I remember my school's tutors wondered us : "where do you place So ME (Our platform) on the value chain?" We were not sure, especially because it was a new web 2.0 platforms editor (Business plan 2004). So ME, the first launched platform was an intermediation one for artists and fans (a Myspace like but with a deeper focus on the relation between fans and artists), allowing "experts" (artists) to sell entertainment/cultural products on the site...

Value chain seemed to be the thing we must respect and we used to say "We respect the value chain and bring solutions". It has been designed to bring promotion tools and revenue drivers for artists, diversity and direct contact with artists for fans, tools for Majors (to select the artist with huge potential artists with an objective approach)

I think Myspace's success is mainly due to this. They focus on bringing solutions to most of the value chain actors... If you think Myspace is blog or just "6 degree rule", you're wrong...

We don't need to respect how things goes in the current value chain but we need to bring solutions to actors that are currently involved in. Then when you get most of the market share as Myspace or Apple with the Ipod you can bring your own value chain in a sense.

Myspace has created social links between people around their interests, involving expert as emergent artists, video makers, nights clubs staff... as fans and other consumers (public), they will start to allow them the generate commercial transactions. It's relevant to introduce commercial transactions on a Social Network but it's not easy to generate social links based on commercial transactions.

Yes i know that some people are now engaged after meeting them as sellers and buyers on Ebay... Just crazy but not very representative...

Why will i need to buy music in a store if i can buy it to "my friend" the artist directly on
Myspace?

Today the only reason i could buy music in a store (for myself) is that "my friend" artist told me to, or cause the packaging add a specific value... (I've finally put all my cds' packaging in my cave last week...). I've never buy MP3 files yet but I'm just waiting for Myspace to allow registered artists music sells to do it and I can't wait (yes truly!)
I think Myspace will become the first MP3 paid distribution platform, Apple store is not so relevant for Myspace users...

Myspace could become a strong e-commerce player soon.

Who is going to make the smart move to deploy his CtoC payment solution on Myspace?

. Ebay with Paypal
. Yahoo! / Alibaba with Alipay
. Google with Google checkout

I think it's the most important deal to make this year for Payment solutions to expand market shares. It seems to be Paypal but we don't know really...
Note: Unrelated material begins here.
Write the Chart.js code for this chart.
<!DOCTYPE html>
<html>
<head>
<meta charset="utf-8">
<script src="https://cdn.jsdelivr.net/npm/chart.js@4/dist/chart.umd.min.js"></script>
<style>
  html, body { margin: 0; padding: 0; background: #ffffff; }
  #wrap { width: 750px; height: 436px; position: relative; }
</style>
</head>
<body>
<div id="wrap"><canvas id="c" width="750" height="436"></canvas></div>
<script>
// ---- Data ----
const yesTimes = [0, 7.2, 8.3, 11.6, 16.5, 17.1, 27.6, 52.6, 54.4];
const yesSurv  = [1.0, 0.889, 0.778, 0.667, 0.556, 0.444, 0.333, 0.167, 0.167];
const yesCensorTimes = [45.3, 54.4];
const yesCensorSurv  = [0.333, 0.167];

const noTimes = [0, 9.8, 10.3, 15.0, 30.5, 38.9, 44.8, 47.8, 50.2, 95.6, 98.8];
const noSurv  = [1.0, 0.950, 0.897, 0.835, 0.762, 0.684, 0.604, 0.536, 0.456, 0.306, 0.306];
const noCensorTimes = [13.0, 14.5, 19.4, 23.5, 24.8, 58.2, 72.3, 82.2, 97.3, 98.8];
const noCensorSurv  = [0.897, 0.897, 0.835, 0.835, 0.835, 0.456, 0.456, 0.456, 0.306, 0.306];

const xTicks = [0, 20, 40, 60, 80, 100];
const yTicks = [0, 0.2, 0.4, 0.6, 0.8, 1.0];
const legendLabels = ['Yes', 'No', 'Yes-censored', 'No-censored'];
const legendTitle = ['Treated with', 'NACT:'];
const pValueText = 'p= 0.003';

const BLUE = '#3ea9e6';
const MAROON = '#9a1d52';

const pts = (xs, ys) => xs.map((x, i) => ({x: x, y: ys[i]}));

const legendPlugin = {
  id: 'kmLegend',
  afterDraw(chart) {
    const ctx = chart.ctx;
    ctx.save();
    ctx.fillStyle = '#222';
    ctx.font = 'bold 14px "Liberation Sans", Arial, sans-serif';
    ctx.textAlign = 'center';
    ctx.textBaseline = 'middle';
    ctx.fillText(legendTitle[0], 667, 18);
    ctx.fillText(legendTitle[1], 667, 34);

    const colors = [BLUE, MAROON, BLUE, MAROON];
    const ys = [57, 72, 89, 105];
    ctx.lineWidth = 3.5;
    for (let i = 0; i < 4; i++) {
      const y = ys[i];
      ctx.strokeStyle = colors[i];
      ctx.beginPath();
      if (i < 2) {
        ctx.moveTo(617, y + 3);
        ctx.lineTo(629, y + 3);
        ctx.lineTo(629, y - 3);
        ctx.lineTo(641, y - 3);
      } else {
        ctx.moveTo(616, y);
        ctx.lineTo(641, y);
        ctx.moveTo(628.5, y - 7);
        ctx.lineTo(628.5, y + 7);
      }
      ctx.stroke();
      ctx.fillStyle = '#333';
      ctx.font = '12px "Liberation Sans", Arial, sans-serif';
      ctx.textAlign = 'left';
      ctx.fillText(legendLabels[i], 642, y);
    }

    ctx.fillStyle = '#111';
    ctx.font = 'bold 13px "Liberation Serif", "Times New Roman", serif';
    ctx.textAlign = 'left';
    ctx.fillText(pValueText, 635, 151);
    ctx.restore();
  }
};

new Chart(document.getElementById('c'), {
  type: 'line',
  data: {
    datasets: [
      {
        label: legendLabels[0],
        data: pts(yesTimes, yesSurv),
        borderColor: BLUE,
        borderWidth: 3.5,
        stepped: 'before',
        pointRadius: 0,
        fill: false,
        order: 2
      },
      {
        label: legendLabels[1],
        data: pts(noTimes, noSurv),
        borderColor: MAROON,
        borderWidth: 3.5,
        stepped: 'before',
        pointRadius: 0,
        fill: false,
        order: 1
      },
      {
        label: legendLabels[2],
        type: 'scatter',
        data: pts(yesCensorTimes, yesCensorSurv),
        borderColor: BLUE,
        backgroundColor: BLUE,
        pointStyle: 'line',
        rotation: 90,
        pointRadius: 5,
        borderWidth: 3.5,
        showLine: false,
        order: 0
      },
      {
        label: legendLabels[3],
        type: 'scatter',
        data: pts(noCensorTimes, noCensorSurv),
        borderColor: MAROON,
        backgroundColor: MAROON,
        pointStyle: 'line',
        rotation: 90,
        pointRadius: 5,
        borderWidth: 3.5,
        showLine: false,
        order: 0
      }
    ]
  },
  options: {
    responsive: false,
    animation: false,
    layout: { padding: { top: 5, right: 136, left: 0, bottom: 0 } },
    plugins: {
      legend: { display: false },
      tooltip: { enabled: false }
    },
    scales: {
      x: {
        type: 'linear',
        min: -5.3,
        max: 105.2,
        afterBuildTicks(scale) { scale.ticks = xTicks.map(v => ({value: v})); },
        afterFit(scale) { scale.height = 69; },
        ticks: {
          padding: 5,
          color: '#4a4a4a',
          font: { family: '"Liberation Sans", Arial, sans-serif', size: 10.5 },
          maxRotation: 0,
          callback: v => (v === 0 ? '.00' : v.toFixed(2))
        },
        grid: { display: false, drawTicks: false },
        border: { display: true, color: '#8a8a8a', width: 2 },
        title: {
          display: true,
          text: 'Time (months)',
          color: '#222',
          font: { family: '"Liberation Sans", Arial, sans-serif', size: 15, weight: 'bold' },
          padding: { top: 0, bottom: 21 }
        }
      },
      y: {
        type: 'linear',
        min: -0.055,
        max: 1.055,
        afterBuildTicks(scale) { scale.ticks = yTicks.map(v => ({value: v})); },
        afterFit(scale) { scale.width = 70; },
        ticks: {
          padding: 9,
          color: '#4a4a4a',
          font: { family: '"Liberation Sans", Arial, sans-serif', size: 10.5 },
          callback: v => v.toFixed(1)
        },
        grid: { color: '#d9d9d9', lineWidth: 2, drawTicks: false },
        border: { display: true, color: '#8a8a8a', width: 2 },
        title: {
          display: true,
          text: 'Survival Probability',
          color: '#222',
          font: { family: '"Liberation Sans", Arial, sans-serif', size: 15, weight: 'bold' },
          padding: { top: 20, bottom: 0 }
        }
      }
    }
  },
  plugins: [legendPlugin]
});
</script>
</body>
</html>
Will Myspace and Newscorp turn into e-commerce successfully?
I'm more in love with the e-business than with any company so i hope it they will do it!

5 comments:

alban said...

Je partage ton analyse: Myspace a réuni ensemble des acteurs qui avant pouvait avoir du mal à se rencontrer avec les moyens traditionnels (envoie de maquette, site web esseulé...): artistes émergents avec un public potentiel, puis avec salles, bars, tourneurs, maisons de disque and co...

Anonymous said...

D'accord avec vous. On peut même aller plus loin et dire que Myspace est un générateur de vocation. Et c'est en celà qu'il y a encore des segments à détacher du modèle Myspace fédérateur, mais aussi généraliste. Les artistes émergents par exemple: Que deviennent-ils noyer dans la masse des artistes connus, signés et déjà médiatisé par ailleurs? Mais encore une fois c'est pas la vocation de MS. D'autres doivent prendre le relai judicieusement...

DF

Gregory Talon said...

Hello, thanks for your comment. you think myspace is generalist?
I don't think so.
You know you can find almost all the emergent artists on myspace and they reach to have huge success on it.

Myspace is more designed for emergent artists than for major ones... Major ones didn't need Myspace before but emergent artists had no solutions to etablish a relation with their potential fans... In this sense myspace brings them solutions on the value chain wich was rejecting them before...

Anonymous said...

Myspace is so Boring...........

I prefer Orkut for it's simplicity and totally no typical web page design....

Orkut's debate forums hold the key....

once you discover them ...you get hooked.

Anonymous said...

orkut hasn't changed its layout in years. it looks d same... dull n boring. its no longer fun.
d point is dat for pple in countries like india n brazil, whr thr r more orkut users than ne other social networkin site, it can b considered a mere necessity. but if i had a choice, myspace wud b my pick!